Entergy’s business highlights include the following:
· | The Staff of the Nuclear Regulatory Commission issued its final supplemental environmental impact statement for Indian Point’s proposed 20-year license renewal, concluding that there are no environmental impacts that would preclude license renewal for an additional 20 years of operation. |
· | The Public Utility Commission of Texas unanimously approved the Entergy Texas rate case settlement. |
· | In January, Entergy Louisiana received the remaining regulatory approval from the Louisiana Public Service Commission for its proposed acquisition of the Acadia Unit 2 power plant paving the way for a first quarter 2011 closing. |
Entergy will host a teleconference to discuss this release at 10:00 a.m.

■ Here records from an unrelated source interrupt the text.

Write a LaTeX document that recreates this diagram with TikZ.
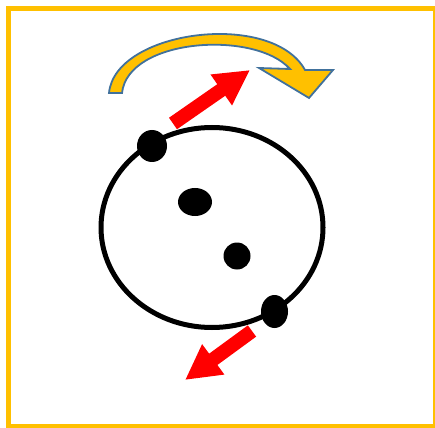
\documentclass[tikz,border=0pt]{standalone}
\usepackage{tikz}
\usetikzlibrary{arrows.meta,shapes.geometric}
\definecolor{framegold}{HTML}{FFC000}
\definecolor{edgeblue}{HTML}{41719C}
\definecolor{pushred}{HTML}{FF0000}

\begin{document}
\begin{tikzpicture}[x=1pt, y=-1pt,
    frame/.style={draw=framegold, line width=5pt},
    ring/.style={draw=black, line width=5pt},
    dot/.style={ellipse, fill=black, inner sep=0pt},
    spin/.style={fill=framegold, draw=edgeblue, line width=1.8pt, line join=miter},
    push/.style={draw=pushred, line width=14pt, -{Triangle[width=35pt, length=35pt]}}
  ]
  \useasboundingbox (0,0) rectangle (435,427);
  \draw[frame] (8.5,8.5) rectangle (435.5,426.8);

  % curved arrow on top
  \path[spin] (109,93) .. controls (115,30) and (272,10) .. (305,70)
    -- (333,70) -- (309,98) -- (259,68) -- (290,69)
    .. controls (255,30) and (128,38) .. (122,93) -- cycle;

  % body
  \draw[ring] (212,227.5) ellipse [x radius=111, y radius=100];
  \node[dot, minimum width=30pt, minimum height=32pt] (top)   at (152,146) {};
  \node[dot, minimum width=34pt, minimum height=28pt] (inA)   at (195,202) {};
  \node[dot, minimum width=27pt, minimum height=27pt] (inB)   at (237,256) {};
  \node[dot, minimum width=27pt, minimum height=33pt] (low)   at (274.5,311.5) {};

  % forces
  \coordinate (upTail) at (173,123.5);
  \coordinate (upTip)  at (250,70);
  \coordinate (dnTail) at (252,331);
  \coordinate (dnTip)  at (185,380);
  \draw[push] (upTail) -- (upTip);
  \draw[push] (dnTail) -- (dnTip);
\end{tikzpicture}
\end{document}
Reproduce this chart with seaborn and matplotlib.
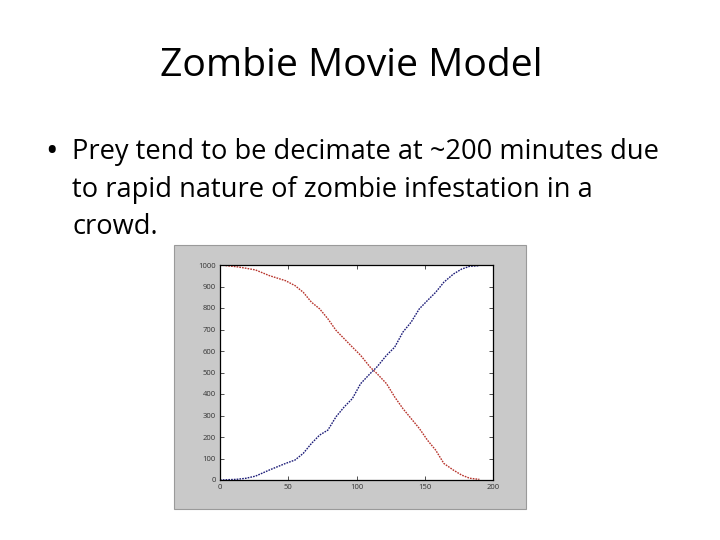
import matplotlib
matplotlib.use("Agg")
import matplotlib.pyplot as plt
from matplotlib.patches import Rectangle
import seaborn as sns
import pandas as pd

# ---- data ----
minutes = [0, 12, 19, 26, 36, 48, 55, 61, 67, 73, 79, 85, 91, 97, 103, 110,
           115, 122, 128, 134, 140, 146, 152, 158, 164, 171, 177, 183, 190]
prey = [1000, 992, 985, 977, 951, 927, 904, 873, 827, 796, 750, 696, 657, 618,
        580, 525, 495, 448, 386, 332, 286, 240, 185, 139, 77, 46, 23, 8, 3]
zombies = [0, 3, 8, 18, 46, 77, 93, 124, 170, 209, 232, 294, 340, 379, 448,
           495, 526, 580, 618, 688, 734, 796, 835, 873, 920, 958, 981, 994, 997]
x_ticks = [0, 50, 100, 150, 200]
y_ticks = [0, 100, 200, 300, 400, 500, 600, 700, 800, 900, 1000]

title_text = "Zombie Movie Model"
bullet_lines = ["Prey tend to be decimate at ~200 minutes due",
                "to rapid nature of zombie infestation in a",
                "crowd."]

sns.set_theme(style="white")
plt.rcParams["font.family"] = ["Open Sans", "DejaVu Sans"]

W, H = 720, 540
fig = plt.figure(figsize=(7.2, 5.4), dpi=100)
fig.patch.set_facecolor("white")

def fx(px):
    return px / W

def fy(py):
    return 1 - py / H

# grey MATLAB figure window
panel = Rectangle((fx(174), fy(509)), fx(526) - fx(174), fy(245) - fy(509),
                  transform=fig.transFigure, facecolor="#c9c9c9",
                  edgecolor="#9a9a9a", linewidth=0.8, zorder=-5)
fig.patches.append(panel)

ax = fig.add_axes([fx(220), fy(480), fx(493) - fx(220), fy(265) - fy(480)])
ax.set_zorder(5)
ax.set_facecolor("white")

df = pd.DataFrame({"minutes": minutes + minutes,
                   "count": prey + zombies,
                   "group": ["prey"] * len(minutes) + ["zombies"] * len(minutes)})
sns.lineplot(data=df, x="minutes", y="count", hue="group",
             palette={"prey": "#b8352d", "zombies": "#1c1c78"},
             linewidth=1.0, linestyle=(0, (1.2, 0.8)), legend=False, ax=ax)

ax.set_xlim(0, 200)
ax.set_ylim(0, 1000)
ax.set_xticks(x_ticks)
ax.set_yticks(y_ticks)
ax.set_xticklabels([str(v) for v in x_ticks])
ax.set_yticklabels([str(v) for v in y_ticks])
ax.set_xlabel("")
ax.set_ylabel("")
ax.tick_params(direction="in", length=3, width=0.6, top=True, right=True,
               bottom=True, left=True, labelsize=5.5, colors="#333333",
               pad=3)
for sp in ax.spines.values():
    sp.set_visible(True)
    sp.set_color("black")
    sp.set_linewidth(0.9)

# slide text
fig.text(fx(351), fy(76), title_text, ha="center", va="baseline",
         fontsize=28.2, color="black")
fig.text(fx(52), fy(161), "\u2022", ha="center", va="baseline",
         fontsize=24, color="black")
for line, base in zip(bullet_lines, [159, 197, 234]):
    fig.text(fx(72), fy(base), line, ha="left", va="baseline",
             fontsize=19.6, color="black")

fig.savefig("out.png", dpi=100, facecolor="white")
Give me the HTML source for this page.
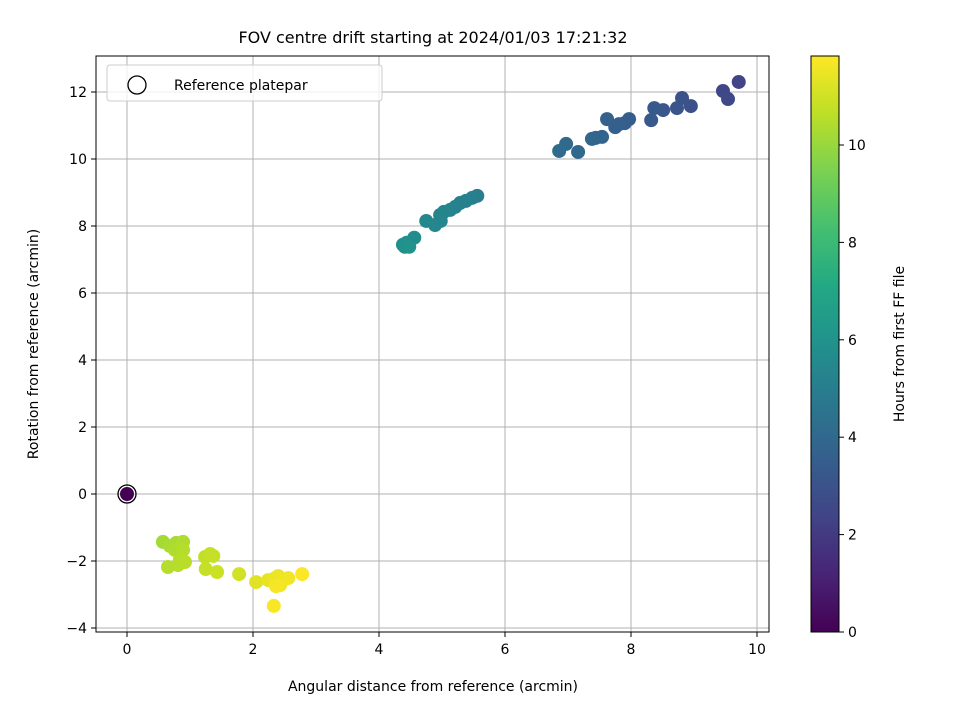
<!DOCTYPE html>
<html><head><meta charset="utf-8"><style>
body{margin:0;background:#fff;}
svg text{font-family:"DejaVu Sans","Liberation Sans",sans-serif;fill:#000;}
</style></head><body>
<svg id="chart" width="960" height="720" xmlns="http://www.w3.org/2000/svg">
<defs>
<linearGradient id="vir" x1="0" y1="1" x2="0" y2="0">
<stop offset="0" stop-color="#440154"/><stop offset="0.1" stop-color="#482475"/><stop offset="0.2" stop-color="#414487"/><stop offset="0.3" stop-color="#355f8d"/><stop offset="0.4" stop-color="#2a788e"/><stop offset="0.5" stop-color="#21918c"/><stop offset="0.6" stop-color="#22a884"/><stop offset="0.7" stop-color="#44bf70"/><stop offset="0.8" stop-color="#7ad151"/><stop offset="0.9" stop-color="#bddf26"/><stop offset="1" stop-color="#fde725"/>
</linearGradient>
<clipPath id="pc"><rect x="96" y="56" width="673" height="576"/></clipPath>
</defs>
<text x="433" y="43" font-size="16" text-anchor="middle">FOV centre drift starting at 2024/01/03 17:21:32</text>
<g id="grid"></g>
<g id="pts" clip-path="url(#pc)"></g>
<rect x="96" y="56" width="673" height="576" fill="none" stroke="#000" stroke-width="1"/>
<g id="axes"></g>
<text x="433" y="691" font-size="14" text-anchor="middle">Angular distance from reference (arcmin)</text>
<text transform="translate(38,344) rotate(-90)" font-size="14" text-anchor="middle">Rotation from reference (arcmin)</text>
<g>
<rect x="107" y="65" width="275" height="36" rx="3" fill="#fff" fill-opacity="0.8" stroke="#ccc"/>
<circle cx="137" cy="85" r="9" fill="none" stroke="#000" stroke-width="1.3"/>
<text x="174" y="90" font-size="14">Reference platepar</text>
</g>
<rect x="811" y="56" width="28" height="576" fill="url(#vir)" stroke="#000" stroke-width="1"/>
<g id="cbax"></g>
<text transform="translate(904,344) rotate(-90)" font-size="14" text-anchor="middle">Hours from first FF file</text>
</svg>
<script>
const xTicks=[0,2,4,6,8,10];
const yTicks=[-4,-2,0,2,4,6,8,10,12];
const cbTicks=[0,2,4,6,8,10];
const xs=[9.71,9.46,9.54,8.95,8.81,8.73,8.51,8.37,8.32,7.97,7.90,7.81,7.75,7.62,7.54,7.44,7.38,7.16,6.97,6.86,
5.56,5.48,5.38,5.29,5.21,5.13,5.03,4.97,4.98,4.89,4.75,4.56,4.44,4.41,4.38,4.48,
0.57,0.68,0.78,0.89,0.76,0.89,0.84,0.65,0.81,0.92,1.24,1.32,1.37,1.25,1.43,1.78,
2.05,2.24,2.35,2.40,2.48,2.56,2.43,2.365,2.33,2.78];
const ys=[12.30,12.03,11.79,11.58,11.82,11.52,11.46,11.52,11.16,11.19,11.07,11.04,10.95,11.19,10.66,10.63,10.60,10.21,10.45,10.24,
8.90,8.84,8.75,8.69,8.57,8.48,8.42,8.33,8.15,8.03,8.15,7.65,7.50,7.38,7.44,7.38,
-1.43,-1.55,-1.46,-1.43,-1.67,-1.67,-1.97,-2.18,-2.12,-2.03,-1.88,-1.79,-1.85,-2.24,-2.33,-2.39,
-2.63,-2.57,-2.51,-2.45,-2.57,-2.51,-2.72,-2.75,-3.34,-2.39];
const hours=[2.4,2.5,2.6,2.9,3.0,3.1,3.2,3.3,3.3,3.5,3.5,3.6,3.6,3.7,3.8,3.8,3.9,4.0,4.0,4.1,
5.0,5.05,5.1,5.15,5.2,5.25,5.3,5.35,5.4,5.45,5.5,5.7,5.8,5.85,5.9,5.95,
10.2,10.3,10.3,10.4,10.4,10.5,10.5,10.5,10.5,10.6,10.7,10.8,10.8,10.8,10.9,11.0,
11.3,11.4,11.5,11.5,11.55,11.6,11.65,11.7,11.75,11.8];
const refX=[0],refY=[0],refH=[0];
const X=v=>127+v*63, Y=v=>494-v*33.5, CB=v=>632-v*48.7;
const ns="http://www.w3.org/2000/svg";
function mk(t,a,p){const e=document.createElementNS(ns,t);for(const k in a)e.setAttribute(k,a[k]);p.appendChild(e);return e;}
const stops=[[68,1,84],[72,36,117],[65,68,135],[53,95,141],[42,120,142],[33,145,140],[34,168,132],[68,191,112],[122,209,81],[189,223,38],[253,231,37]];
function vir(h){let f=Math.max(0,Math.min(1,h/11.83))*10,i=Math.min(9,Math.floor(f)),r=f-i;const a=stops[i],b=stops[i+1];return `rgb(${a.map((c,k)=>Math.round(c+(b[k]-c)*r)).join(',')})`;}
const g=document.getElementById('grid'),ax=document.getElementById('axes'),pts=document.getElementById('pts'),cb=document.getElementById('cbax');
xTicks.forEach(t=>{const x=X(t);
const l=mk('line',{x1:x,x2:x,y1:56,y2:632,stroke:'#b0b0b0','stroke-width':1},g);
mk('line',{x1:x,x2:x,y1:632,y2:637,stroke:'#000'},ax);
const tx=mk('text',{x:x,y:654,'font-size':14,'text-anchor':'middle'},ax);tx.textContent=t;});
yTicks.forEach(t=>{const y=Y(t);
const l=mk('line',{x1:96,x2:769,y1:y,y2:y,stroke:'#b0b0b0','stroke-width':1},g);
mk('line',{x1:91,x2:96,y1:y,y2:y,stroke:'#000'},ax);
const tx=mk('text',{x:87,y:y+5,'font-size':14,'text-anchor':'end'},ax);tx.textContent=t<0?'\u2212'+(-t):t;});
cbTicks.forEach(t=>{const y=CB(t);
mk('line',{x1:839,x2:844,y1:y,y2:y,stroke:'#000'},cb);
const tx=mk('text',{x:848,y:y+5,'font-size':14},cb);tx.textContent=t;});
xs.forEach((v,i)=>{const c=mk('circle',{cx:X(v),cy:Y(ys[i]),r:7,fill:vir(hours[i])},pts);

});
refX.forEach((v,i)=>{const c=mk('circle',{cx:X(v),cy:Y(refY[i]),r:7,fill:vir(refH[i])},pts);


const o=mk('circle',{cx:X(v),cy:Y(refY[i]),r:9,fill:'none',stroke:'#000','stroke-width':1.3},pts);

});
</script>
</body></html>
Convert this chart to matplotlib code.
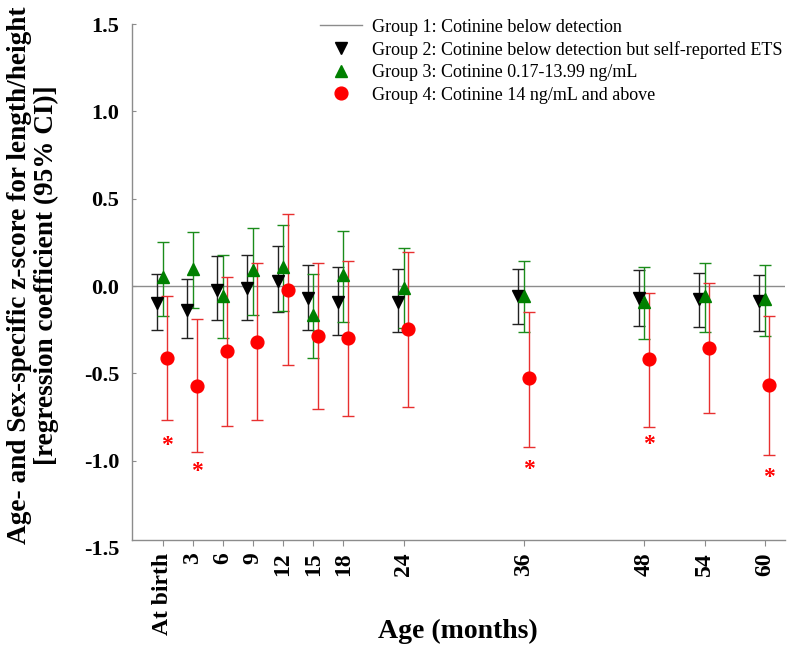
"""
cotinine_growth.py

Plots regression coefficients (95% CI) of the age- and sex-specific
length/height z-score by cotinine group, from birth to 60 months.
"""

import matplotlib
matplotlib.use("Agg")
import matplotlib.pyplot as plt
from matplotlib.lines import Line2D

plt.rcParams['font.family'] = ['Liberation Serif', 'DejaVu Serif']
plt.rcParams['axes.unicode_minus'] = False

# Age in months and the tick labels shown under the axis
months = [0, 3, 6, 9, 12, 15, 18, 24, 36, 48, 54, 60]
month_labels = ['At birth', '3', '6', '9', '12', '15', '18', '24', '36', '48', '54', '60']

# Group 2: cotinine below detection but self-reported ETS
g2_est = [-0.10, -0.14, -0.02, -0.01, 0.03, -0.07, -0.09, -0.09, -0.06, -0.07, -0.075, -0.085]
g2_lo = [-0.25, -0.30, -0.195, -0.195, -0.15, -0.25, -0.28, -0.265, -0.215, -0.23, -0.235, -0.255]
g2_hi = [0.07, 0.04, 0.17, 0.18, 0.23, 0.12, 0.11, 0.10, 0.095, 0.09, 0.075, 0.065]

# Group 3: cotinine 0.17-13.99 ng/mL
g3_est = [0.05, 0.10, -0.055, 0.09, 0.11, -0.165, 0.063, -0.013, -0.056, -0.09, -0.057, -0.077]
g3_lo = [-0.17, -0.125, -0.30, -0.167, -0.142, -0.415, -0.207, -0.24, -0.264, -0.303, -0.264, -0.285]
g3_hi = [0.25, 0.31, 0.176, 0.33, 0.35, 0.069, 0.316, 0.218, 0.146, 0.109, 0.132, 0.123]

# Group 4: cotinine 14 ng/mL and above
g4_est = [-0.41, -0.573, -0.374, -0.32, -0.023, -0.285, -0.299, -0.245, -0.529, -0.42, -0.354, -0.567]
g4_lo = [-0.77, -0.948, -0.803, -0.77, -0.452, -0.706, -0.745, -0.693, -0.92, -0.81, -0.728, -0.966]
g4_hi = [-0.056, -0.19, 0.054, 0.134, 0.414, 0.134, 0.144, 0.197, -0.146, -0.04, 0.019, -0.172]

# Significant group 4 estimates (asterisks)
sig_months = [0, 3, 36, 48, 60]
sig_y = [-0.89, -1.04, -1.03, -0.885, -1.076]

labels = [
    "Group 1: Cotinine below detection",
    "Group 2: Cotinine below detection but self-reported ETS",
    "Group 3: Cotinine 0.17-13.99 ng/mL",
    "Group 4: Cotinine 14 ng/mL and above",
]

GREEN = '#008000'
RED = '#ff0000'
AXIS_GREY = '#8c8c8c'


def draw_group(ax, offset, est, lo, hi, marker, color, ecolor):
    """Draws one group's estimates with asymmetric error bars."""
    x = [m + offset for m in months]
    yerr = [[e - l for e, l in zip(est, lo)], [h - e for e, h in zip(est, hi)]]
    ax.errorbar(x, est, yerr=yerr, fmt=marker, color=color, ecolor=ecolor,
                ms=9.2, elinewidth=1.0, capsize=4, capthick=1.0, zorder=3)


def make_chart(output_file):
    fig = plt.figure(figsize=(8, 6.53), dpi=100)
    ax = fig.add_axes([0.165, 0.1608, 0.81625, 0.8024])

    # spine position first: moving it resets the tick objects
    for side in ['top', 'right']:
        ax.spines[side].set_visible(False)
    ax.spines['bottom'].set_position(('data', -1.455))
    ax.spines['left'].set_bounds(-1.455, 1.5)
    for side in ['left', 'bottom']:
        ax.spines[side].set_color(AXIS_GREY)
        ax.spines[side].set_linewidth(1.0)

    ax.axhline(0, color=AXIS_GREY, lw=1.0, zorder=1)
    draw_group(ax, -0.55, g2_est, g2_lo, g2_hi, 'v', 'black', '#222222')
    draw_group(ax, 0.0, g3_est, g3_lo, g3_hi, '^', GREEN, '#1a8c1a')
    draw_group(ax, 0.45, g4_est, g4_lo, g4_hi, 'o', RED, '#e83030')

    for m, y in zip(sig_months, sig_y):
        ax.text(m + 0.45, y - 0.022, '*', color=RED, fontsize=17, fontweight='bold',
                ha='center', va='center')

    ax.set_xlim(-3.05, 62)
    ax.set_ylim(-1.5, 1.5)
    ax.set_yticks([-1.5, -1.0, -0.5, 0.0, 0.5, 1.0, 1.5])
    ax.set_yticklabels(['%.1f' % v for v in [-1.5, -1.0, -0.5, 0.0, 0.5, 1.0, 1.5]])
    ax.set_xticks(months)
    ax.set_xticklabels(month_labels)

    ax.tick_params(axis='y', direction='in', length=3, color=AXIS_GREY, pad=9,
                   labelsize=16)
    ax.tick_params(axis='x', direction='out', length=4, color=AXIS_GREY, pad=5,
                   labelsize=17, labelrotation=90)
    ax.yaxis.get_major_ticks()[0].tick1line.set_visible(False)
    for lbl in ax.get_xticklabels() + ax.get_yticklabels():
        lbl.set_fontweight('bold')

    fig.text(0.041, 1 - 275 / 653,
             "Age- and Sex-specific z-score for length/height\n"
             "[regression coefficient (95% CI)]",
             rotation=90, ha='center', va='center', fontsize=19.6,
             fontweight='bold', linespacing=1.1, multialignment='center')
    fig.text(458 / 800, 1 - 631 / 653, "Age (months)", ha='center', va='center',
             fontsize=20, fontweight='bold')

    handles = [
        Line2D([], [], color=AXIS_GREY, lw=1.0),
        Line2D([], [], color='black', marker='v', ls='none', ms=9.2),
        Line2D([], [], color=GREEN, marker='^', ls='none', ms=9.2),
        Line2D([], [], color=RED, marker='o', ls='none', ms=9.2),
    ]
    fig.legend(handles, labels, loc='upper left',
               bbox_to_anchor=(320 / 800, 1 - 18.5 / 653), frameon=False,
               fontsize=13, handlelength=2.3, handletextpad=0.6,
               labelspacing=0.3, borderpad=0, borderaxespad=0)

    fig.savefig(output_file, dpi=100)
    print(f"Chart saved to {output_file}")


if __name__ == "__main__":
    make_chart("out.png")
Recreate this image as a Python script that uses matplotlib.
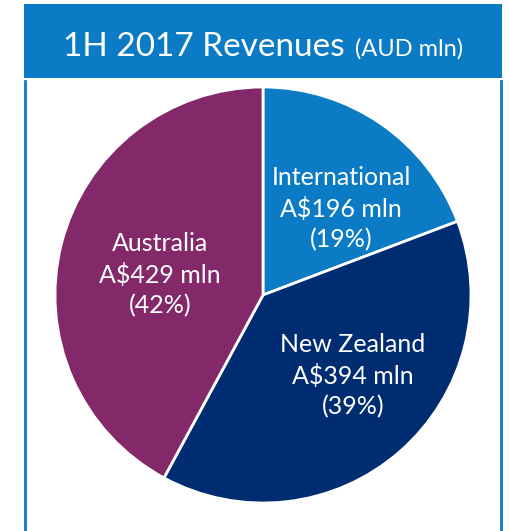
import matplotlib.pyplot as plt
from matplotlib.patches import Rectangle

segments = ['International', 'New Zealand', 'Australia']
revenues = [196, 394, 429]
shares = ['19%', '39%', '42%']
colors = ['#0a7bc4', '#002d72', '#832868']

W, H = 510, 531
header_blue = '#0a7bc4'


def main():
    fig = plt.figure(figsize=(W / 100, H / 100), dpi=100)
    ax = fig.add_axes([0, 0, 1, 1])

    # pie in pixel coordinates (y measured from the bottom)
    cx, cy, r = 263, H - 295, 208
    ax.pie(revenues, colors=colors, startangle=90, counterclock=False,
           center=(cx, cy), radius=r,
           wedgeprops=dict(edgecolor='white', linewidth=2))
    ax.set_xlim(0, W)
    ax.set_ylim(0, H)
    ax.set_aspect('auto')
    ax.axis('off')

    # header box and frame
    ax.add_patch(Rectangle((24, H - 78), 478, 74, facecolor=header_blue,
                           edgecolor='none', zorder=3))
    ax.plot([25, 25], [0, H - 81], color=header_blue, lw=2, zorder=3)
    ax.plot([501, 501], [0, H - 81], color=header_blue, lw=2, zorder=3)

    ax.text(63, H - 56, '1H 2017 Revenues', color='white', fontsize=24,
            family='Lato', ha='left', va='baseline', zorder=4)
    ax.text(463, H - 56, '(AUD mln)', color='white', fontsize=17,
            family='Lato', ha='right', va='baseline', zorder=4)

    # labels
    label_pos = [(341, 209), (353, 376), (160, 275)]
    for name, val, pct, (x, y) in zip(segments, revenues, shares, label_pos):
        ax.text(x, H - y, f'{name}\nA${val} mln\n({pct})', color='white',
                fontsize=18, family='Lato', ha='center', va='center',
                linespacing=1.38)

    fig.savefig('out.png', dpi=100)


if __name__ == '__main__':
    main()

CT on Tuesday, February 8, 2011, with access by telephone, 719-457-2080, confirmation code 2202485. The call and presentation slides can also be accessed via Entergy’s Web site at www.entergy.com. A replay of the teleconference will be available through February 15, 2011 by dialing 719-457-0820, confirmation code 2202485. The replay will also be available on Entergy’s Web site at www.entergy.com.
Consolidated Earnings
Table 2 provides a comparative summary of consolidated earnings per share for fourth quarter 2010 versus 2009, including a reconciliation of GAAP as-reported earnings to non-GAAP operational earnings. Beginning this quarter, Entergy has revised its business segment disclosures to reflect the internal reorganization announced in June 2010 combining all non-utility generation into Entergy Wholesale Commodities, or EWC. A portion of EWC was previously reported in Parent & Other. The Utility segment is unchanged.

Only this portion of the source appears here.